Physical characteristics
- Source: Hills south of Eugene
- • location: near Gillespie Corners
- • coordinates: 43°54′41″N 123°10′37″W﻿ / ﻿43.91139°N 123.17694°W
- • elevation: 980 ft (300 m)
- Mouth: Long Tom River
- • location: Fern Ridge Reservoir
- • coordinates: 44°03′26″N 123°16′28″W﻿ / ﻿44.05722°N 123.27444°W
- • elevation: 377 ft (115 m)

= Coyote Creek (Long Tom River tributary) =

Coyote Creek is a tributary of the Long Tom River via Fern Ridge Reservoir in Lane County in the U.S. state of Oregon. Beginning in hills south of Eugene, it meanders generally north through Gillespie Corners and Crow before entering the reservoir east of Veneta.

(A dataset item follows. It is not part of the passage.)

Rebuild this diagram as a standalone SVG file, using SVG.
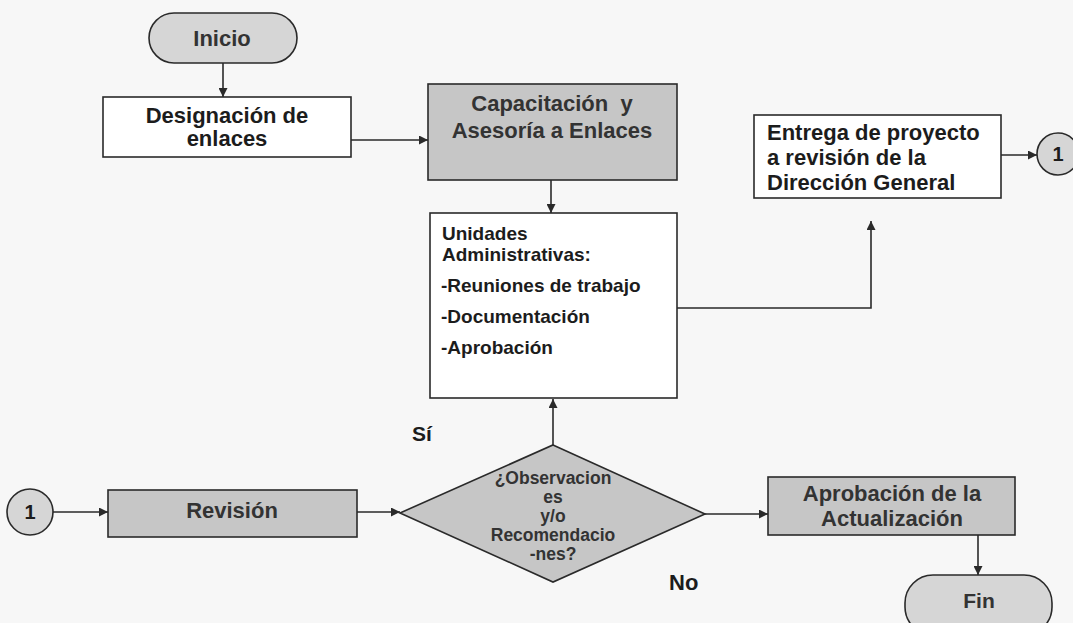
<svg xmlns="http://www.w3.org/2000/svg" width="1073" height="623" viewBox="0 0 1073 623">
<style>
.bg{fill:#f7f7f7}
.box{fill:#ffffff;stroke:#2a2a2a;stroke-width:1.6}
.gbox{fill:#c6c6c6;stroke:#2a2a2a;stroke-width:1.6}
.term{fill:#d6d6d6;stroke:#2a2a2a;stroke-width:1.6}
.t{font-family:"Liberation Sans",Arial,sans-serif;font-weight:bold;fill:#1c1c1c}
.c{text-anchor:middle}
.g{fill:#333333}
.line{fill:none;stroke:#2a2a2a;stroke-width:1.6}
</style>
<defs>
<marker id="arr" viewBox="0 0 10 10" refX="10" refY="5" markerWidth="9" markerHeight="9" markerUnits="userSpaceOnUse" orient="auto">
<path d="M0,0 L10,5 L0,10 z" fill="#2a2a2a"/>
</marker>
</defs>
<rect class="bg" x="0" y="0" width="1073" height="623"/>
<g id="connectors">
<line class="line" x1="223" y1="63" x2="223" y2="97" marker-end="url(#arr)"/>
<line class="line" x1="351" y1="140" x2="428" y2="140" marker-end="url(#arr)"/>
<line class="line" x1="551" y1="180" x2="551" y2="213" marker-end="url(#arr)"/>
<polyline class="line" points="677,308 871,308 871,221" marker-end="url(#arr)"/>
<line class="line" x1="1001" y1="155" x2="1037" y2="155" marker-end="url(#arr)"/>
<line class="line" x1="53" y1="512" x2="108" y2="512" marker-end="url(#arr)"/>
<line class="line" x1="357" y1="512" x2="400" y2="512" marker-end="url(#arr)"/>
<line class="line" x1="553" y1="445" x2="553" y2="399" marker-end="url(#arr)"/>
<line class="line" x1="705" y1="514" x2="768" y2="514" marker-end="url(#arr)"/>
<line class="line" x1="978" y1="535" x2="978" y2="575" marker-end="url(#arr)"/>
</g>
<g id="inicio">
<rect class="term" x="149" y="13" width="148" height="50" rx="25"/>
<text class="t c g" x="222" y="46" font-size="22">Inicio</text>
</g>
<g id="designacion">
<rect class="box" x="103" y="97" width="248" height="60"/>
<text class="t c" x="227" y="123" font-size="22">Designación de</text>
<text class="t c" x="227" y="146" font-size="22">enlaces</text>
</g>
<g id="capacitacion">
<rect class="gbox" x="428" y="84" width="249" height="96"/>
<text class="t c g" x="552" y="111" font-size="22" style="white-space:pre">Capacitación  y</text>
<text class="t c g" x="552" y="138" font-size="22">Asesoría a Enlaces</text>
</g>
<g id="unidades">
<rect class="box" x="430" y="213" width="247" height="185"/>
<text class="t" x="442" y="240" font-size="19">Unidades</text>
<text class="t" x="442" y="261" font-size="19">Administrativas:</text>
<text class="t" x="441" y="292" font-size="19">-Reuniones de trabajo</text>
<text class="t" x="441" y="323" font-size="19">-Documentación</text>
<text class="t" x="441" y="354" font-size="19">-Aprobación</text>
</g>
<g id="entrega">
<rect class="box" x="754" y="115" width="247" height="83"/>
<text class="t" x="767" y="140" font-size="22">Entrega de proyecto</text>
<text class="t" x="767" y="165" font-size="22">a revisión de la</text>
<text class="t" x="767" y="190" font-size="22">Dirección General</text>
</g>
<g id="conector1-der">
<circle class="term" cx="1058" cy="154" r="21"/>
<text class="t c" x="1058" y="161" font-size="20">1</text>
</g>
<g id="conector1-izq">
<circle class="term" cx="30" cy="512" r="23"/>
<text class="t c" x="30" y="519" font-size="20">1</text>
</g>
<g id="revision">
<rect class="gbox" x="108" y="490" width="249" height="47"/>
<text class="t c g" x="232" y="518" font-size="22">Revisión</text>
</g>
<g id="decision">
<polygon class="gbox" points="553,445 705,514 553,582 400,513"/>
<text class="t c g" x="553" y="484" font-size="17.5">¿Observacion</text>
<text class="t c g" x="553" y="503" font-size="17.5">es</text>
<text class="t c g" x="553" y="522" font-size="17.5">y/o</text>
<text class="t c g" x="553" y="541" font-size="17.5">Recomendacio</text>
<text class="t c g" x="553" y="560" font-size="17.5">-nes?</text>
</g>
<g id="label-si">
<text class="t" x="412" y="441" font-size="21">Sí</text>
</g>
<g id="label-no">
<text class="t" x="669" y="590" font-size="22">No</text>
</g>
<g id="aprobacion">
<rect class="gbox" x="768" y="477" width="247" height="58"/>
<text class="t c g" x="892" y="501" font-size="22">Aprobación de la</text>
<text class="t c g" x="892" y="526" font-size="22">Actualización</text>
</g>
<g id="fin">
<rect class="term" x="905" y="575" width="147" height="60" rx="28"/>
<text class="t c g" x="979" y="608" font-size="21">Fin</text>
</g>
</svg>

Slightly upstream of Crow, the creek flows under Coyote Creek Bridge. The covered bridge, on the National Register of Historic Places since 1979, carries Battle Creek Road over the water.

The creek's named tributaries from source to mouth are Rebel, Jackson, and Doak creeks followed by Fox Hollow. Then come Bear, Beaver, and Powell creeks followed by Hayes Branch. Further downstream are Jordan, Nighswander, Battle, Sturtevant, and Spencer creeks.